- 29°02′26″S 167°57′44″E﻿ / ﻿29.040483°S 167.962149°E
- Location: Kingston, Norfolk Island
- Country: Australia
- Denomination: Roman Catholic

History
- Founder: 1959
- Dedication: St Philip Howard
- Dedicated: by James Cardinal Freeman

Administration
- Archdiocese: Sydney

= St Philip Howard Church, Kingston =

The Church of Saint Philip Howard is a parish of the Roman Catholic Church in Kingston, Norfolk Island, currently a mission of the Archdiocese of Sydney. The parish church is located on Queen Elizabeth Avenue and John Adams Road. The parish was established in 1959.

==History==
The Catholic history of the island goes back to 1800, when the Irish convict priests Father James Harold and Father Peter O'Neil were sent there from Sydney. Father O'Neil conducted a school. Benedictine priest Father William Ullathorne visited the island on two separate occasions, and published the pamphlet "The Catholic Mission in Australasia" in 1838, exposing the poor conditions and unjust treatment of transported convicts there.

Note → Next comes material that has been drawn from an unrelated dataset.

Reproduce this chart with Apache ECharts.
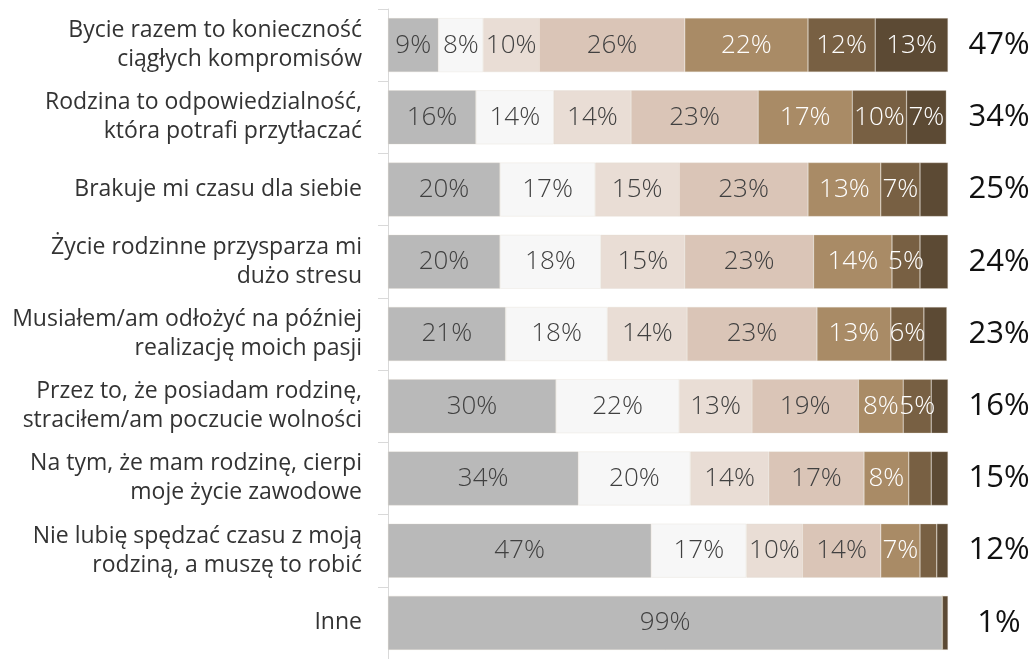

The parish was established in 1959, and for many years had a resident Marist priest who took care of the community's pastoral needs. Since the last Marist left in 1987, the Archdiocese has sent guest clerics to the island for stints of one or two weeks and celebrate Mass, perform baptisms, and handle similar duties. The church remains a mission of St Mary's Cathedral, Sydney. On weeks when no priest is on the island, the parish conducts a communion service. Only around 12% of the island is Catholic, with a smaller proportion of those people attending mass, thus congregation numbers continue to fall, sitting at around 20 people in 2015.

The church was rededicated to St Philip Howard on a visit of James Cardinal Freeman. Howard was an English nobleman canonised by Pope Paul VI in 1970 as one of the Forty Martyrs of England and Wales.